Indonesian folk theatre in East Java

Ludruk is one of the theatrical genres in East Java. It is a form of traditional performance presented by a troupe of actors (or comedians) on a stage, re-telling the life stories of everyday people and their struggles. Its origin is unclear, but it is believed to be dated as far back as the 13th century.

The dialogue or monologue in ludruk is mostly comedic. The actors would almost always use the Surabaya dialect of Javanese language, although sometimes there can be occasional guest stars from other areas, such as Jombang, Malang, Madura, and Madiun, each of whom would use their own dialect. Despite the fact that many different dialects are employed in one performance, as a whole, ludruk is a simple and straightforward comedy, making ludruk easily understood by everyone.
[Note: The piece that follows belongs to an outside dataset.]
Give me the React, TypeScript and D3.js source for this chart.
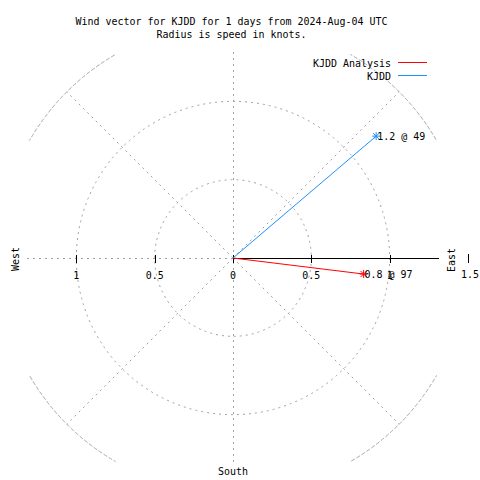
import React from "react";
import * as d3 from "d3";

const titleLines = ["Wind vector for KJDD for 1 days from 2024-Aug-04 UTC", "Radius is speed in knots."];
const seriesNames = ["KJDD Analysis", "KJDD"];
const seriesColors = ["#ff0000", "#1e90ff"];
const speeds = [0.84, 1.2];
const directions = [97, 49.6];
const pointLabels = ["0.8 @ 97", "1.2 @ 49"];
const gridRadii = [0.5, 1.0];
const outerRadius = 1.5;
const tickValues = [-1, -0.5, 0, 0.5, 1];
const tickLabels = ["1", "0.5", "0", "0.5", "1"];
const diagAngles = [45, 135, 225, 315];

const W = 480, H = 480;
const cx = 233, cy = 258;
const FONT = "'DejaVu Sans Mono', 'Liberation Mono', monospace";
const CW = 6;

function T({ x, y, s, anchor = "start", rotate }: { x: number; y: number; s: string; anchor?: string; rotate?: number }) {
  return (
    <text
      x={rotate ? 0 : x}
      y={rotate ? 0 : y}
      transform={rotate ? `translate(${x},${y}) rotate(${rotate})` : undefined}
      textAnchor={anchor as any}
      fontFamily={FONT}
      fontSize={11}
      textLength={s.length * CW}
      lengthAdjust="spacingAndGlyphs"
      fill="#000"
    >
      {s}
    </text>
  );
}

export default function App() {
  const r = d3.scaleLinear().domain([0, outerRadius]).range([0, 235]);
  const axisExt = 1.315;
  const gray = "#a0a0a0";
  const dash = "2,4";
  const pol = (speed: number, dir: number) => {
    const a = (dir * Math.PI) / 180;
    return [cx + r(speed) * Math.sin(a), cy - r(speed) * Math.cos(a)];
  };
  const arcGen = d3.arc();
  const outerArcs = [0, 90, 180, 270].map((q) =>
    arcGen({
      innerRadius: r(outerRadius),
      outerRadius: r(outerRadius),
      startAngle: ((q + 30) * Math.PI) / 180,
      endAngle: ((q + 60) * Math.PI) / 180,
    } as any)
  );
  const star = (x: number, y: number, c: string, k: number) => {
    const s = 4;
    return (
      <g key={"s" + k} stroke={c} strokeWidth={1}>
        <line x1={x - s} y1={y} x2={x + s} y2={y} />
        <line x1={x} y1={y - s} x2={x} y2={y + s} />
        <line x1={x - s * 0.75} y1={y - s * 0.75} x2={x + s * 0.75} y2={y + s * 0.75} />
        <line x1={x - s * 0.75} y1={y + s * 0.75} x2={x + s * 0.75} y2={y - s * 0.75} />
      </g>
    );
  };
  return (
    <svg width={W} height={H} style={{ position: "absolute", left: 0, top: 0, background: "#fff" }}>
      <rect x={0} y={0} width={W} height={H} fill="#fff" />
      {/* grid */}
      <g fill="none" stroke={gray} strokeWidth={1} strokeDasharray={dash}>
        {gridRadii.map((g, i) => (
          <circle key={i} cx={cx} cy={cy} r={r(g)} />
        ))}
        {outerArcs.map((d, i) => (
          <path key={"a" + i} d={d as string} transform={`translate(${cx},${cy})`} />
        ))}
        {diagAngles.map((a, i) => {
          const [x2, y2] = pol(outerRadius, a);
          return <line key={"d" + i} x1={cx} y1={cy} x2={x2} y2={y2} />;
        })}
        <line x1={cx + 0.5} y1={cy - r(axisExt)} x2={cx + 0.5} y2={cy + r(axisExt)} />
        <line x1={cx - r(axisExt)} y1={cy + 0.5} x2={cx} y2={cy + 0.5} />
      </g>
      {/* radial axis */}
      <g shapeRendering="crispEdges" stroke="#000" strokeWidth={1}>
        <line x1={cx} y1={cy + 0.5} x2={cx + r(axisExt)} y2={cy + 0.5} />
        {tickValues.map((t, i) => {
          const x = Math.round(cx + r(t)) + 0.5;
          return <line key={"t" + i} x1={x} y1={cy - 3.5} x2={x} y2={cy + 4.5} />;
        })}
        <line x1={Math.round(cx + r(outerRadius)) + 0.5} y1={cy - 4} x2={Math.round(cx + r(outerRadius)) + 0.5} y2={cy + 5} />
      </g>
      {tickValues.map((t, i) => (
        <T key={"tl" + i} x={cx + r(t)} y={279} s={tickLabels[i]} anchor="middle" />
      ))}
      <T x={cx + r(outerRadius) + 2} y={278} s="1.5" anchor="middle" />
      {/* compass labels */}
      <T x={19} y={cy + 1} s="West" anchor="middle" rotate={-90} />
      <T x={455} y={cy + 2} s="East" anchor="middle" rotate={-90} />
      <T x={cx} y={475} s="South" anchor="middle" />
      {/* vectors */}
      {speeds.map((sp, i) => {
        const [x, y] = pol(sp, directions[i]);
        return (
          <g key={"v" + i}>
            <line x1={cx} y1={cy} x2={x} y2={y} stroke={seriesColors[i]} strokeWidth={1} />
            {star(x, y, seriesColors[i], i)}
            <T x={x + 1} y={y + 4} s={pointLabels[i]} />
          </g>
        );
      })}
      {/* title */}
      <T x={231.5} y={24.5} s={titleLines[0]} anchor="middle" />
      <T x={231.5} y={38} s={titleLines[1]} anchor="middle" />
      {/* legend */}
      {seriesNames.map((n, i) => (
        <g key={"l" + i}>
          <T x={391} y={67 + i * 13} s={n} anchor="end" />
          <line x1={398} y1={62.5 + i * 13} x2={427} y2={62.5 + i * 13} stroke={seriesColors[i]} strokeWidth={1} />
        </g>
      ))}
    </svg>
  );
}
It is occasionally interspersed with jokes and accompanied by gamelan to form a musical performance.

A typical ludruk performance begins with a performance of Remo dance and followed by a portrayal Pak Sakera, a legendary 19th century Madurese hero.

Ludruk differs from ketoprak from Central Java, in that the plot in ketoprak is often drawn from Javanese history and legends. Both genres focus on delivering a particular moral message, but ludruk tells stories about everyday life, and mostly that of the underprivileged. It is a popular form of entertainment for the working-class audience.